- _Data_
== == ==

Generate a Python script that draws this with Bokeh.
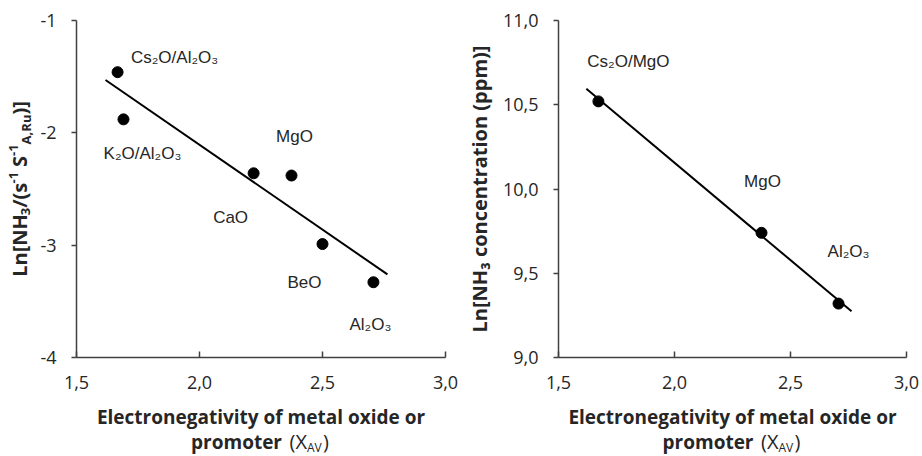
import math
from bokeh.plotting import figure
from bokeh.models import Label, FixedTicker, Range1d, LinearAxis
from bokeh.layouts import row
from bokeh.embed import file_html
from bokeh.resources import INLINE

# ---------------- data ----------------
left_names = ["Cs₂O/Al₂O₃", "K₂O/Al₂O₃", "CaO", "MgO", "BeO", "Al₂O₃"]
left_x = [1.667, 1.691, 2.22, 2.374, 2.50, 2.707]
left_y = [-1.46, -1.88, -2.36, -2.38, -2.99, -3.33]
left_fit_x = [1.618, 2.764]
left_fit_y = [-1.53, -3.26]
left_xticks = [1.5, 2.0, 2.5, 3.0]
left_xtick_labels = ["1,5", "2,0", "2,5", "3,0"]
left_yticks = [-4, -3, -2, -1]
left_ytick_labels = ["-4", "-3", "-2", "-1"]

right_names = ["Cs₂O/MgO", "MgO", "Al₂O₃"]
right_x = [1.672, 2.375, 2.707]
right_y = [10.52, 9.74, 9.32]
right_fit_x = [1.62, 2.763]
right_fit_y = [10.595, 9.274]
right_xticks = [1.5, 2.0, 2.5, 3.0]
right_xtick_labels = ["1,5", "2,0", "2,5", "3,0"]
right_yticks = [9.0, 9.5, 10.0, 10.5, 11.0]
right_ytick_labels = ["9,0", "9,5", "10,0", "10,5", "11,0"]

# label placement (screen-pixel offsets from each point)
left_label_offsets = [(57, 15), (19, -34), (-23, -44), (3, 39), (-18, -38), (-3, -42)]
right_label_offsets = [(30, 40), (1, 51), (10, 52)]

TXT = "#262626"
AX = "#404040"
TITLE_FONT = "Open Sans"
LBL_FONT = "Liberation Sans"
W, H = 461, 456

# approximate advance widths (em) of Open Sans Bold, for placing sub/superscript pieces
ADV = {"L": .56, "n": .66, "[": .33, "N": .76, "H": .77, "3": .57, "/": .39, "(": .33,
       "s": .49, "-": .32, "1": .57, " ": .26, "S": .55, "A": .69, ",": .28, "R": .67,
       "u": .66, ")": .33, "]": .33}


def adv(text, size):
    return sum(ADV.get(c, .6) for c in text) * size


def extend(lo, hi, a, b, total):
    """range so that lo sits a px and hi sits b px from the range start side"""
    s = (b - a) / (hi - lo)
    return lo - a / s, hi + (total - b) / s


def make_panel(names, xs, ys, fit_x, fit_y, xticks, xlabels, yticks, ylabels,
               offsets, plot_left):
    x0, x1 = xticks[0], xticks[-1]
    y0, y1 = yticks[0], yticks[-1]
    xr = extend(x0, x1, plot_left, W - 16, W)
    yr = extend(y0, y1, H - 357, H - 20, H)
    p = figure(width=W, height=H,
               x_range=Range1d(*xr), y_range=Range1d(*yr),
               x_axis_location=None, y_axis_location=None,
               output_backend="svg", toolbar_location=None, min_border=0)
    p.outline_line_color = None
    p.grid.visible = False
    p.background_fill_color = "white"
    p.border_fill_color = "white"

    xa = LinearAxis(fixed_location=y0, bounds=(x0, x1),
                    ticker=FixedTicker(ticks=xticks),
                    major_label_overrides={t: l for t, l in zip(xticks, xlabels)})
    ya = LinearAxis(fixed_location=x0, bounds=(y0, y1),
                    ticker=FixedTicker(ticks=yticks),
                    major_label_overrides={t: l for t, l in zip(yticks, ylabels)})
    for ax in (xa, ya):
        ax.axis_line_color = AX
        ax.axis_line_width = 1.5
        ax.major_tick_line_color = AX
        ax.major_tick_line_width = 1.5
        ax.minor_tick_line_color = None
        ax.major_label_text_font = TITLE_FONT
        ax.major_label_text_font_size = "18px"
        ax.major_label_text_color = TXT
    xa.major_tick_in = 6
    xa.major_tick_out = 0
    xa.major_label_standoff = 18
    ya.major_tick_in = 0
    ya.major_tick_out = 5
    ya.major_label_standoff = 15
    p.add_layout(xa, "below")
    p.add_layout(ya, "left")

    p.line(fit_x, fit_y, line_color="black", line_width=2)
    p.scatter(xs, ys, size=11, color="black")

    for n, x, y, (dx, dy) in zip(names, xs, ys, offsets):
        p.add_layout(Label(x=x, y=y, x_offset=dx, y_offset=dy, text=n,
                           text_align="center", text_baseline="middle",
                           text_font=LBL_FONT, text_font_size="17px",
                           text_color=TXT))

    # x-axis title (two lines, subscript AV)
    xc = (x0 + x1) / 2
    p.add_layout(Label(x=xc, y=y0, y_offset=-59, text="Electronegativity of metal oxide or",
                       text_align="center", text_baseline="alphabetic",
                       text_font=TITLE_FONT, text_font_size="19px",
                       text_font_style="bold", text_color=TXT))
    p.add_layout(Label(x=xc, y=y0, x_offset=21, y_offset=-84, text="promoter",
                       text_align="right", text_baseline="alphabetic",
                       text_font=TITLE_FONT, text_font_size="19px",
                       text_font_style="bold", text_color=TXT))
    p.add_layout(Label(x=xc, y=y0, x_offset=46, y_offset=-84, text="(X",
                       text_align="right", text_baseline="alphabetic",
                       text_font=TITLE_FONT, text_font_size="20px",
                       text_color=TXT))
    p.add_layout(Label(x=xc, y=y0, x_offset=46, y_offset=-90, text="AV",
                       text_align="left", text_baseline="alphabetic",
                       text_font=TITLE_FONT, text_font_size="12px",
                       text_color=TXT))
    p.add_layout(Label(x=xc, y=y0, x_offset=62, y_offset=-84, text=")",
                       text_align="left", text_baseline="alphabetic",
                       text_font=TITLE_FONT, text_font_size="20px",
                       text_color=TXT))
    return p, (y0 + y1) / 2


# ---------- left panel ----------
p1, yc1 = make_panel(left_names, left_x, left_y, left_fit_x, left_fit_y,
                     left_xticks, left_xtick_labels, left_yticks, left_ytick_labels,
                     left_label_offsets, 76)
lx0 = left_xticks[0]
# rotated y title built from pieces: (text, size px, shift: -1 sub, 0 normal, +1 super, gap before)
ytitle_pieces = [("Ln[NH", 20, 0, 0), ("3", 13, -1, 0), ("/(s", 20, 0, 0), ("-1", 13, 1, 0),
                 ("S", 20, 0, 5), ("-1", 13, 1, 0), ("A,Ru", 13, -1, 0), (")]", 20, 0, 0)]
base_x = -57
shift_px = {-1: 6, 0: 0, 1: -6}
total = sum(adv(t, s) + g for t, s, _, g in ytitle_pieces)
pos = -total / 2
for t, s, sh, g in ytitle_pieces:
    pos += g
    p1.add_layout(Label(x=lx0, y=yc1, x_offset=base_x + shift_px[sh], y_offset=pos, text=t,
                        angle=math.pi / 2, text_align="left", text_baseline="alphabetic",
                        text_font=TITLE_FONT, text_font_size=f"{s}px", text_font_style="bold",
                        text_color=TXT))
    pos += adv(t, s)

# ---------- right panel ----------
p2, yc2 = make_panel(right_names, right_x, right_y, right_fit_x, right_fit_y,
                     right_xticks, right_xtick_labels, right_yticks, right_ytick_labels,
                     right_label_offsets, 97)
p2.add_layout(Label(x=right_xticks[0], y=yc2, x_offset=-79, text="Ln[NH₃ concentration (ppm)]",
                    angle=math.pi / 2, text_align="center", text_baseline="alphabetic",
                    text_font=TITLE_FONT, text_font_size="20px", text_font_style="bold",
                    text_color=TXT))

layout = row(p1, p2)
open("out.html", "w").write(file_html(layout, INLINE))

== == ==

- _Task details_
Reproduce the material word for word, minus the images.

- _Answer in full_
Generate a Python script that draws this with Bokeh.
import math
from bokeh.plotting import figure
from bokeh.models import Label, FixedTicker, Range1d, LinearAxis
from bokeh.layouts import row
from bokeh.embed import file_html
from bokeh.resources import INLINE

# ---------------- data ----------------
left_names = ["Cs₂O/Al₂O₃", "K₂O/Al₂O₃", "CaO", "MgO", "BeO", "Al₂O₃"]
left_x = [1.667, 1.691, 2.22, 2.374, 2.50, 2.707]
left_y = [-1.46, -1.88, -2.36, -2.38, -2.99, -3.33]
left_fit_x = [1.618, 2.764]
left_fit_y = [-1.53, -3.26]
left_xticks = [1.5, 2.0, 2.5, 3.0]
left_xtick_labels = ["1,5", "2,0", "2,5", "3,0"]
left_yticks = [-4, -3, -2, -1]
left_ytick_labels = ["-4", "-3", "-2", "-1"]

right_names = ["Cs₂O/MgO", "MgO", "Al₂O₃"]
right_x = [1.672, 2.375, 2.707]
right_y = [10.52, 9.74, 9.32]
right_fit_x = [1.62, 2.763]
right_fit_y = [10.595, 9.274]
right_xticks = [1.5, 2.0, 2.5, 3.0]
right_xtick_labels = ["1,5", "2,0", "2,5", "3,0"]
right_yticks = [9.0, 9.5, 10.0, 10.5, 11.0]
right_ytick_labels = ["9,0", "9,5", "10,0", "10,5", "11,0"]

# label placement (screen-pixel offsets from each point)
left_label_offsets = [(57, 15), (19, -34), (-23, -44), (3, 39), (-18, -38), (-3, -42)]
right_label_offsets = [(30, 40), (1, 51), (10, 52)]

TXT = "#262626"
AX = "#404040"
TITLE_FONT = "Open Sans"
LBL_FONT = "Liberation Sans"
W, H = 461, 456

# approximate advance widths (em) of Open Sans Bold, for placing sub/superscript pieces
ADV = {"L": .56, "n": .66, "[": .33, "N": .76, "H": .77, "3": .57, "/": .39, "(": .33,
       "s": .49, "-": .32, "1": .57, " ": .26, "S": .55, "A": .69, ",": .28, "R": .67,
       "u": .66, ")": .33, "]": .33}


def adv(text, size):
    return sum(ADV.get(c, .6) for c in text) * size


def extend(lo, hi, a, b, total):
    """range so that lo sits a px and hi sits b px from the range start side"""
    s = (b - a) / (hi - lo)
    return lo - a / s, hi + (total - b) / s


def make_panel(names, xs, ys, fit_x, fit_y, xticks, xlabels, yticks, ylabels,
               offsets, plot_left):
    x0, x1 = xticks[0], xticks[-1]
    y0, y1 = yticks[0], yticks[-1]
    xr = extend(x0, x1, plot_left, W - 16, W)
    yr = extend(y0, y1, H - 357, H - 20, H)
    p = figure(width=W, height=H,
               x_range=Range1d(*xr), y_range=Range1d(*yr),
               x_axis_location=None, y_axis_location=None,
               output_backend="svg", toolbar_location=None, min_border=0)
    p.outline_line_color = None
    p.grid.visible = False
    p.background_fill_color = "white"
    p.border_fill_color = "white"

    xa = LinearAxis(fixed_location=y0, bounds=(x0, x1),
                    ticker=FixedTicker(ticks=xticks),
                    major_label_overrides={t: l for t, l in zip(xticks, xlabels)})
    ya = LinearAxis(fixed_location=x0, bounds=(y0, y1),
                    ticker=FixedTicker(ticks=yticks),
                    major_label_overrides={t: l for t, l in zip(yticks, ylabels)})
    for ax in (xa, ya):
        ax.axis_line_color = AX
        ax.axis_line_width = 1.5
        ax.major_tick_line_color = AX
        ax.major_tick_line_width = 1.5
        ax.minor_tick_line_color = None
        ax.major_label_text_font = TITLE_FONT
        ax.major_label_text_font_size = "18px"
        ax.major_label_text_color = TXT
    xa.major_tick_in = 6
    xa.major_tick_out = 0
    xa.major_label_standoff = 18
    ya.major_tick_in = 0
    ya.major_tick_out = 5
    ya.major_label_standoff = 15
    p.add_layout(xa, "below")
    p.add_layout(ya, "left")

    p.line(fit_x, fit_y, line_color="black", line_width=2)
    p.scatter(xs, ys, size=11, color="black")

    for n, x, y, (dx, dy) in zip(names, xs, ys, offsets):
        p.add_layout(Label(x=x, y=y, x_offset=dx, y_offset=dy, text=n,
                           text_align="center", text_baseline="middle",
                           text_font=LBL_FONT, text_font_size="17px",
                           text_color=TXT))

    # x-axis title (two lines, subscript AV)
    xc = (x0 + x1) / 2
    p.add_layout(Label(x=xc, y=y0, y_offset=-59, text="Electronegativity of metal oxide or",
                       text_align="center", text_baseline="alphabetic",
                       text_font=TITLE_FONT, text_font_size="19px",
                       text_font_style="bold", text_color=TXT))
    p.add_layout(Label(x=xc, y=y0, x_offset=21, y_offset=-84, text="promoter",
                       text_align="right", text_baseline="alphabetic",
                       text_font=TITLE_FONT, text_font_size="19px",
                       text_font_style="bold", text_color=TXT))
    p.add_layout(Label(x=xc, y=y0, x_offset=46, y_offset=-84, text="(X",
                       text_align="right", text_baseline="alphabetic",
                       text_font=TITLE_FONT, text_font_size="20px",
                       text_color=TXT))
    p.add_layout(Label(x=xc, y=y0, x_offset=46, y_offset=-90, text="AV",
                       text_align="left", text_baseline="alphabetic",
                       text_font=TITLE_FONT, text_font_size="12px",
                       text_color=TXT))
    p.add_layout(Label(x=xc, y=y0, x_offset=62, y_offset=-84, text=")",
                       text_align="left", text_baseline="alphabetic",
                       text_font=TITLE_FONT, text_font_size="20px",
                       text_color=TXT))
    return p, (y0 + y1) / 2


# ---------- left panel ----------
p1, yc1 = make_panel(left_names, left_x, left_y, left_fit_x, left_fit_y,
                     left_xticks, left_xtick_labels, left_yticks, left_ytick_labels,
                     left_label_offsets, 76)
lx0 = left_xticks[0]
# rotated y title built from pieces: (text, size px, shift: -1 sub, 0 normal, +1 super, gap before)
ytitle_pieces = [("Ln[NH", 20, 0, 0), ("3", 13, -1, 0), ("/(s", 20, 0, 0), ("-1", 13, 1, 0),
                 ("S", 20, 0, 5), ("-1", 13, 1, 0), ("A,Ru", 13, -1, 0), (")]", 20, 0, 0)]
base_x = -57
shift_px = {-1: 6, 0: 0, 1: -6}
total = sum(adv(t, s) + g for t, s, _, g in ytitle_pieces)
pos = -total / 2
for t, s, sh, g in ytitle_pieces:
    pos += g
    p1.add_layout(Label(x=lx0, y=yc1, x_offset=base_x + shift_px[sh], y_offset=pos, text=t,
                        angle=math.pi / 2, text_align="left", text_baseline="alphabetic",
                        text_font=TITLE_FONT, text_font_size=f"{s}px", text_font_style="bold",
                        text_color=TXT))
    pos += adv(t, s)

# ---------- right panel ----------
p2, yc2 = make_panel(right_names, right_x, right_y, right_fit_x, right_fit_y,
                     right_xticks, right_xtick_labels, right_yticks, right_ytick_labels,
                     right_label_offsets, 97)
p2.add_layout(Label(x=right_xticks[0], y=yc2, x_offset=-79, text="Ln[NH₃ concentration (ppm)]",
                    angle=math.pi / 2, text_align="center", text_baseline="alphabetic",
                    text_font=TITLE_FONT, text_font_size="20px", text_font_style="bold",
                    text_color=TXT))

layout = row(p1, p2)
open("out.html", "w").write(file_html(layout, INLINE))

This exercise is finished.